What you need to do:
Retype the opening lines of the listing below, ending with the line that contains "plt.rcParams['font.family'] = ['Liberation", and leave out any pictures.
####
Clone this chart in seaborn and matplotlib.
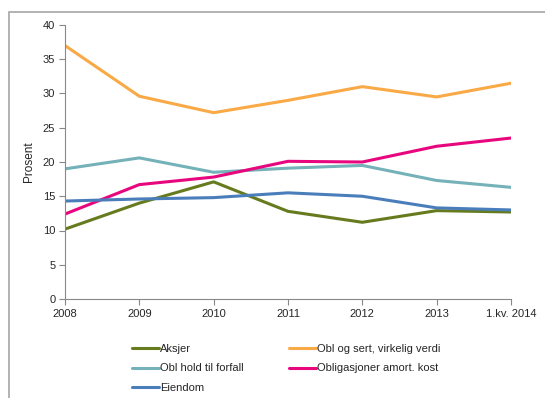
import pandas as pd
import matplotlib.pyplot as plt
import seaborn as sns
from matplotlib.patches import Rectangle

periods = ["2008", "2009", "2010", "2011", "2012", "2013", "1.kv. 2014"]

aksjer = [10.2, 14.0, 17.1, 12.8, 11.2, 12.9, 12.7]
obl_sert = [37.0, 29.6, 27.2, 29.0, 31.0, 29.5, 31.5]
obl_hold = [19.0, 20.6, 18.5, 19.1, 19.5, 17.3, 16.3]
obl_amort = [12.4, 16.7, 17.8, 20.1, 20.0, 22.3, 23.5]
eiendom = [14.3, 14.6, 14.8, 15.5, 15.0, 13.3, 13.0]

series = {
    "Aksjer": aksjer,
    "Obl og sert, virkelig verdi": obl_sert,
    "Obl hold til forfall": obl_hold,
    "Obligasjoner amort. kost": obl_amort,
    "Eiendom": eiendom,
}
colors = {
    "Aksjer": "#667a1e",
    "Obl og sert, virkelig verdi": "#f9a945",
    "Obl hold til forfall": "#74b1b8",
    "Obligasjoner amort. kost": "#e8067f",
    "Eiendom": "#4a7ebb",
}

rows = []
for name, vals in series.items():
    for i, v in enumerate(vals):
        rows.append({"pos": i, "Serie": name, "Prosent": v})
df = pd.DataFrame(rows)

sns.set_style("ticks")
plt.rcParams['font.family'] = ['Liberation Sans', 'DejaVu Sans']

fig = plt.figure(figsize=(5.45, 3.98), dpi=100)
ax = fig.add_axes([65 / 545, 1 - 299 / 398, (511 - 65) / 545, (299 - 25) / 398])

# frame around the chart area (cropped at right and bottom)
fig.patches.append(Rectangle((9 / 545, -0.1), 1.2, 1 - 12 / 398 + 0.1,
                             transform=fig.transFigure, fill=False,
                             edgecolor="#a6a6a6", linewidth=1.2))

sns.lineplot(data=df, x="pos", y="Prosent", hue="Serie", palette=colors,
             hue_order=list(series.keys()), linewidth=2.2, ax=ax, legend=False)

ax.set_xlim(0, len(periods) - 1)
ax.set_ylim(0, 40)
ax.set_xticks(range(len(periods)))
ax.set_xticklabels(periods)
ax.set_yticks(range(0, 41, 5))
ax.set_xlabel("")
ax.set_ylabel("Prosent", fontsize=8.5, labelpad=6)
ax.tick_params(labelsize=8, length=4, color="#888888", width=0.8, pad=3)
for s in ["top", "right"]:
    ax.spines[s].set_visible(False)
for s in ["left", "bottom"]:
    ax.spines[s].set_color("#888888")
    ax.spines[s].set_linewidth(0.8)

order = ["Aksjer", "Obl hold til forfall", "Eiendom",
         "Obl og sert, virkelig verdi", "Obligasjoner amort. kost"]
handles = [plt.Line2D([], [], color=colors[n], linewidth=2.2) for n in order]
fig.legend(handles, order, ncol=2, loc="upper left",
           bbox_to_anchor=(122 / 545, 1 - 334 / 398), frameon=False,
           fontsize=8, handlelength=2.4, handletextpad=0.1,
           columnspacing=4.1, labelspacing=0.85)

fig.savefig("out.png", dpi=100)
####
Final result:
Clone this chart in seaborn and matplotlib.
import pandas as pd
import matplotlib.pyplot as plt
import seaborn as sns
from matplotlib.patches import Rectangle

periods = ["2008", "2009", "2010", "2011", "2012", "2013", "1.kv. 2014"]

aksjer = [10.2, 14.0, 17.1, 12.8, 11.2, 12.9, 12.7]
obl_sert = [37.0, 29.6, 27.2, 29.0, 31.0, 29.5, 31.5]
obl_hold = [19.0, 20.6, 18.5, 19.1, 19.5, 17.3, 16.3]
obl_amort = [12.4, 16.7, 17.8, 20.1, 20.0, 22.3, 23.5]
eiendom = [14.3, 14.6, 14.8, 15.5, 15.0, 13.3, 13.0]

series = {
    "Aksjer": aksjer,
    "Obl og sert, virkelig verdi": obl_sert,
    "Obl hold til forfall": obl_hold,
    "Obligasjoner amort. kost": obl_amort,
    "Eiendom": eiendom,
}
colors = {
    "Aksjer": "#667a1e",
    "Obl og sert, virkelig verdi": "#f9a945",
    "Obl hold til forfall": "#74b1b8",
    "Obligasjoner amort. kost": "#e8067f",
    "Eiendom": "#4a7ebb",
}

rows = []
for name, vals in series.items():
    for i, v in enumerate(vals):
        rows.append({"pos": i, "Serie": name, "Prosent": v})
df = pd.DataFrame(rows)

sns.set_style("ticks")
plt.rcParams['font.family'] = ['Liberation Sans', 'DejaVu Sans']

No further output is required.